Košice is the second largest city in Slovakia and has a population of approx. 240 000. In 2013 public transport accounted for 40 per cent of trips made by citizens; 29 per cent used a car; 28 per cent travelled on foot; and only 3 per cent cycled. Košice’s public transport consists of a 34km tram network; a 178km bus network; and a 13km trolleybus network. 
Since 2006 the number of public transport users has been declining, an alarming trend that, in addition to other problems, Košice decided to address by developing a SUMP – an effective method to address urban mobility problems in a structured and integrated way. There is no legal obligation in Slovakia for local authorities to prepare and implement a SUMP. However, in order to receive funding for public transport projects, a local authority must present a SUMP or similar.

Lessons learned

The multi-stakeholder participation during the development of the plan proved to be effective for drafting a strategy which takes all relevant aspects and sectors into account.  ‘This was a new phenomenon in Košice and substantially contributed to the quality of and support for the plan,’ said Marian Gogola from the University of Žilina, citing the example of how citizens proposed a very detailed solution for improvement of the public transport lines and scheduling within the city.
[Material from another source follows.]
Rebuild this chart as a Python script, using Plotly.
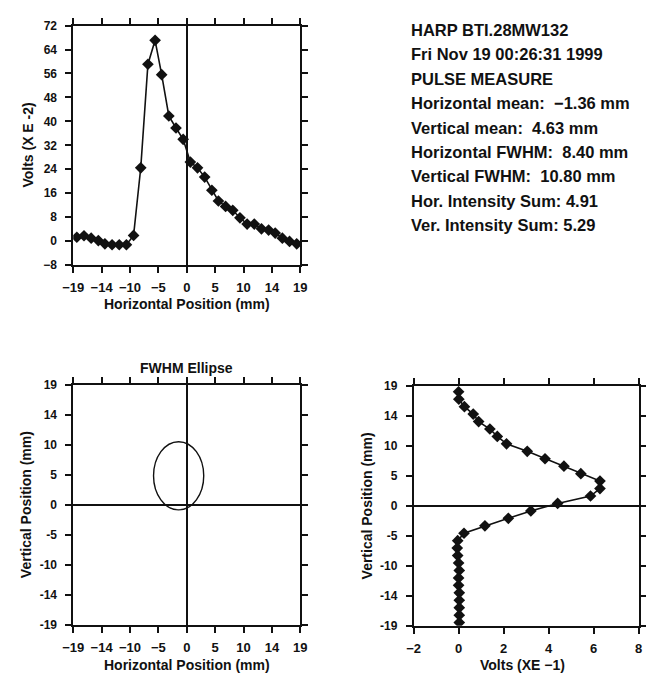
import plotly.graph_objects as go

W, H = 652, 681

# ---------------- data ----------------
hor_pos_mm = [-18.4, -17.2, -16.0, -14.8, -13.7, -12.5, -11.3, -10.1, -8.9, -7.7, -6.5, -5.3,
              -4.2, -3.0, -1.8, -0.6, 0.6, 1.8, 3.0, 4.2, 5.3, 6.5, 7.7, 8.9, 10.1, 11.3,
              12.5, 13.7, 14.8, 16.0, 17.2, 18.4]
hor_volts_e2 = [1.3, 1.8, 1.0, 0.2, -0.9, -1.2, -1.2, -1.2, 1.9, 24.5, 59.1, 67.1,
                55.6, 41.8, 37.8, 34.0, 26.4, 24.5, 21.4, 17.0, 13.4, 11.6, 10.3, 7.8,
                5.7, 5.7, 4.1, 3.7, 2.7, 1.0, -0.1, -0.9]

ver_pos_mm = [18.05, 16.87, 15.69, 14.51, 13.33, 12.15, 10.98, 9.80, 8.62, 7.44, 6.26, 5.08,
              3.90, 2.72, 1.54, 0.36, -0.82, -2.0, -3.18, -4.36, -5.54, -6.71, -7.89, -9.07,
              -10.25, -11.43, -12.61, -13.79, -14.97, -16.15, -17.33, -18.5]
ver_volts_e1 = [0.0, 0.01, 0.26, 0.65, 0.89, 1.39, 1.72, 2.13, 3.05, 3.84, 4.68, 5.43,
                6.28, 6.28, 5.86, 4.40, 3.21, 2.21, 1.17, 0.24, -0.04, -0.06, -0.04, 0.0,
                0.03, 0.0, 0.0, 0.03, 0.03, 0.03, 0.03, 0.03]

hor_mean, ver_mean = -1.36, 4.63
hor_fwhm, ver_fwhm = 8.40, 10.80

pos_tickvals = [-19, -14.25, -9.5, -4.75, 0, 4.75, 9.5, 14.25, 19]
pos_ticktext_x = ["\u221219", "\u221214", "\u221210", "\u22125", "0", "5", "10", "14", "19"]
pos_ticktext_y = ["-19", "-14", "-10", "-5", "0", "5", "10", "14", "19"]
volt2_tickvals = [-8, 0, 8, 16, 24, 32, 40, 48, 56, 64, 72]
volt1_tickvals = [-2, 0, 2, 4, 6, 8]

info_lines = [
    "HARP BTI.28MW132",
    "Fri Nov 19 00:26:31 1999",
    "PULSE MEASURE",
    "Horizontal mean:  \u22121.36 mm",
    "Vertical mean:  4.63 mm",
    "Horizontal FWHM:  8.40 mm",
    "Vertical FWHM:  10.80 mm",
    "Hor. Intensity Sum: 4.91",
    "Ver. Intensity Sum: 5.29",
]

# ---------------- style ----------------
FAM = "Liberation Sans, Arial, Helvetica, sans-serif"
BLK = "#111111"
px_x = lambda p: p / W
px_y = lambda p: 1 - p / H

fig = go.Figure()

mk = dict(symbol="diamond", size=9, color=BLK)
fig.add_trace(go.Scatter(x=hor_pos_mm, y=hor_volts_e2, mode="lines+markers",
                         line=dict(color=BLK, width=1.6), marker=mk,
                         xaxis="x", yaxis="y", showlegend=False))
fig.add_trace(go.Scatter(x=ver_volts_e1, y=ver_pos_mm, mode="lines+markers",
                         line=dict(color=BLK, width=1.6), marker=mk,
                         xaxis="x3", yaxis="y3", showlegend=False))

def ax(**kw):
    d = dict(showline=True, linecolor=BLK, linewidth=1.6, mirror="ticks",
             ticks="outside", ticklen=6, tickwidth=1.5, tickcolor=BLK,
             showgrid=False, zeroline=False, zerolinecolor=BLK, zerolinewidth=1.5,
             fixedrange=True)
    d.update(kw)
    return d

xtf = dict(family=FAM, size=13, color=BLK, weight="bold")
ytf = dict(family=FAM, size=12, color=BLK, weight="bold")

dom_left = [px_x(64), px_x(297.5)]
dom_right = [px_x(414), px_x(645.5)]
dom_top = [px_y(263.5), px_y(19)]
dom_bot = [px_y(631), px_y(386)]

fig.update_layout(
    width=W, height=H,
    margin=dict(l=0, r=0, t=0, b=0),
    paper_bgcolor="white", plot_bgcolor="white",
    xaxis=ax(domain=dom_left, anchor="y", range=[-19, 19], tickvals=pos_tickvals,
             ticktext=pos_ticktext_x, tickfont=xtf, zeroline=True, ticklabelstandoff=4),
    yaxis=ax(domain=dom_top, anchor="x", range=[-8, 72], tickvals=volt2_tickvals,
             tickfont=ytf, ticklabelstandoff=6),
    xaxis2=ax(domain=dom_left, anchor="y2", range=[-19, 19], tickvals=pos_tickvals,
              ticktext=pos_ticktext_x, tickfont=xtf, zeroline=True, ticklabelstandoff=4),
    yaxis2=ax(domain=dom_bot, anchor="x2", range=[-19, 19], tickvals=pos_tickvals,
              ticktext=pos_ticktext_y, tickfont=ytf, zeroline=True, ticklabelstandoff=6),
    xaxis3=ax(domain=dom_right, anchor="y3", range=[-2, 8], tickvals=volt1_tickvals,
              tickfont=xtf, ticklabelstandoff=4),
    yaxis3=ax(domain=[px_y(631.7), px_y(386.7)], anchor="x3", range=[-19, 19],
              tickvals=pos_tickvals, ticktext=pos_ticktext_y, tickfont=ytf,
              zeroline=True, ticklabelstandoff=6),
)

# FWHM ellipse
fig.add_shape(type="circle", xref="x2", yref="y2",
              x0=hor_mean - hor_fwhm / 2, x1=hor_mean + hor_fwhm / 2,
              y0=ver_mean - ver_fwhm / 2, y1=ver_mean + ver_fwhm / 2,
              line=dict(color=BLK, width=1.4))

tfont = dict(family=FAM, size=14, color=BLK, weight="bold")

def ann(text, x, y, angle=0, font=tfont, xanchor="center"):
    fig.add_annotation(text=text, x=px_x(x), y=px_y(y), xref="paper", yref="paper",
                       showarrow=False, textangle=angle, font=font,
                       xanchor=xanchor, yanchor="middle")

ann("Volts (X E -2)", 18, 141, angle=-90)
ann("Horizontal Position (mm)", 181, 303)
ann("FWHM Ellipse", 180, 369)
ann("Vertical Position (mm)", 15, 508, angle=-90)
ann("Horizontal Position (mm)", 181, 672)
ann("Vertical Position (mm)", 366, 509, angle=-90)
ann("Volts (XE \u22121)", 526, 672)

info_font = dict(family=FAM, size=16.5, color=BLK, weight="bold")
for i, line in enumerate(info_lines):
    ann(line, 409, 23.5 + 24.9 * i, font=info_font, xanchor="left")

fig.write_html("out.html", config={"displayModeBar": False},
               post_script="document.body.style.margin='0';document.body.style.padding='0';")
However, Gogola admits that this process can be improved. The number of attendees at the public meetings was limited, perhaps due to insufficient or ineffective communication mainly through the municipality channels, such as the website. ‘Public participation is also not common practice in Slovakia yet,’ he added. Multi-stakeholder and citizen participation takes time and should be planned carefully and well ahead to prevent serious delays, the associate professor said. And it should not be underestimated that it takes a substantial effort to convince stakeholders of the benefits of drafting a SUMP.